When the appeal reached the Supreme Court of the United States, the Court ruled that Benjamin should have recused himself. But what was so remarkable about the decision is that it wasn't 9-0 or 8-1 but 5-4. Justices John Roberts, Antonin Scalia, Clarence Thomas, and Samuel Alito -- the Court's conservative bloc -- actually thought it was OK for a judge to get $3 million from a defendant, then rule on that defendant's lawsuit.

And no one was really surprised. In a former era, liberals turned to the judiciary when the legislative process proved incapable of securing fundamental rights like voting and reproductive freedom. In the last couple of years, however, conservatives have increasingly looked to the courts to safeguard the privileges of power and wealth and turn back any victories progressives might achieve. This process really began under Ronald Reagan, who undertook a carefully planned effort to remake the courts in a more conservative image by appointing as many ideologically reliable judges as possible. Outside government, the Federalist Society was formed in 1982 to promote conservative legal ideas and conservative lawyers, while inside Reagan's Justice Department, a cadre of young ideologues worked to bend the system as far to the right as possible. Two of those young lawyers, John Roberts and Samuel Alito, now sit on the Supreme Court, where they have delivered an unending line of business-friendly decisions and overturned one law after another that impedes the privileges of power.

So naturally, when Democrats achieved a decades-old goal of health-insurance reform, Republicans immediately took to the courts, shopping jurisdictions for the most friendly Republican jurists they could find to hear their case. When the Iowa Supreme Court struck down the state's law forbidding gay people from marrying, conservatives ran a recall campaign to remove the judges who ruled in a way they didn't like. If you lose in the political arena, find a judge to give you the victory you were denied; if the courts don't rule how you like, use politics to banish them and install judges more inclined to your beliefs. Some, like former senator and presidential candidate Rick Santorum, even propose to eliminate an entire appeals court if it doesn't issue rulings with which conservatives agree. When we hear that at the invitation of the Koch brothers, bankrollers of the American right, Scalia and Thomas have attended retreats whose purpose is "to review strategies for combating the multitude of public policies that threaten to destroy America as we know it," we are barely surprised.
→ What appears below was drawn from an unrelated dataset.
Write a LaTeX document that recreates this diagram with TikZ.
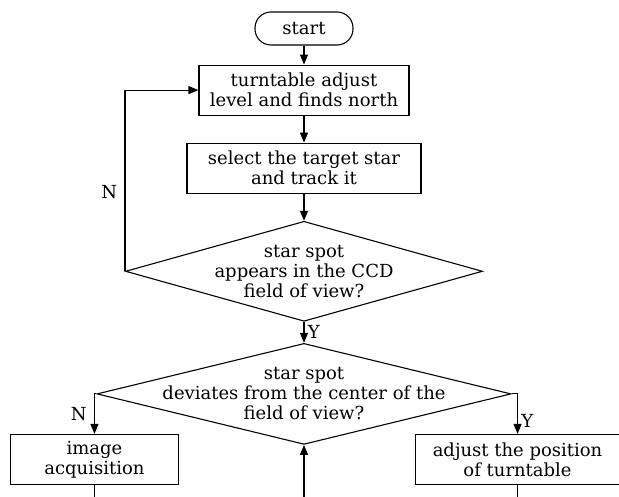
\documentclass[tikz,border=0pt]{standalone}
\usepackage{fontspec}
\setmainfont{DejaVu Serif}
\usetikzlibrary{shapes.geometric, arrows.meta, positioning}
\tikzstyle{terminal} = [
	rectangle,
	rounded corners=16pt,
	minimum width=98pt,
	minimum height=33pt,
	text centered,
	draw=black,
]
\tikzstyle{process} = [
	rectangle,
	minimum height=50pt,
	align=center,
	draw=black,
]
\tikzstyle{decision} = [
	diamond,
	minimum height=100pt,
	draw=black,
]
\tikzstyle{arrow} = [line width=1.1pt,-{Triangle[length=10pt,width=8pt]}]
\tikzstyle{line} = [line width=1.1pt]

\begin{document}
\begin{tikzpicture}[font=\fontsize{18pt}{20pt}\selectfont, line width=1.1pt]
		\useasboundingbox[fill=white] (0,0) rectangle (619pt,-497pt);
		\node (start) [terminal] at (304pt,-28.5pt) {start};
		\node (setup) [process, minimum width=210pt, below=19pt of start] {turntable adjust\\level and finds north};
		\node (track) [process, minimum width=234pt, below=27pt of setup] {select the target star\\and track it};
		\node (seen) [decision, minimum width=357pt, below=27pt of track] {};
		\node (seentext) [align=center] at (seen) {star spot\\appears in the CCD\\field of view?};
		\node (deviate) [decision, minimum width=414pt, minimum height=101pt, below=21pt of seen] {};
		\node (deviatetext) [align=center] at (deviate) {star spot\\deviates from the center of the\\field of view?};
		\node (acquire) [process, minimum width=168pt, below=40pt of deviate.west, xshift=-2pt] {image\\acquisition};
		\node (adjust) [process, minimum width=204pt, below=40pt of deviate.east, xshift=6pt] {adjust the position\\of turntable};
		\coordinate (bottom) at (0,-497pt);
		\coordinate (acquireout) at (acquire.south |- bottom);
		\coordinate (adjustout) at (adjust.south |- bottom);
		\coordinate (backin) at (deviate.south |- bottom);

		\draw [arrow] (start) -- (setup);
		\draw [arrow] (setup) -- (track);
		\draw [arrow] (track) -- (seen);
		\draw [arrow] (seen) -- node[right] {Y} (deviate);
		\draw [arrow] (seen.west) |- node[pos=0.22, left=4pt] {N} (setup.west);
		\draw [arrow] (deviate.west) -| node[pos=0.75, left=4pt] {N} (acquire.north);
		\draw [arrow] (deviate.east) -| node[pos=0.84, right] {Y} (adjust.north);
		\draw [line] (acquire) -- (acquireout);
		\draw [line] (adjust) -- (adjustout);
		\draw [arrow] (backin) -- (deviate);
	\end{tikzpicture}
\end{document}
In Democracy In America, Alexis de Tocqueville noted after his tour of our country in the 1830s that some state constitutions "make the members of the judiciary elective, and they are even subjected to frequent re-elections." Despite his copious praise for so much of the young country, de Tocqueville was unequivocal in his judgment of this particular practice. "I venture to predict," he wrote, "that these innovations will sooner or later be attended with fatal consequences; and that it will be found out at some future period that by thus lessening the independence of the judiciary they have attacked not only the judicial power, but the democratic republic itself."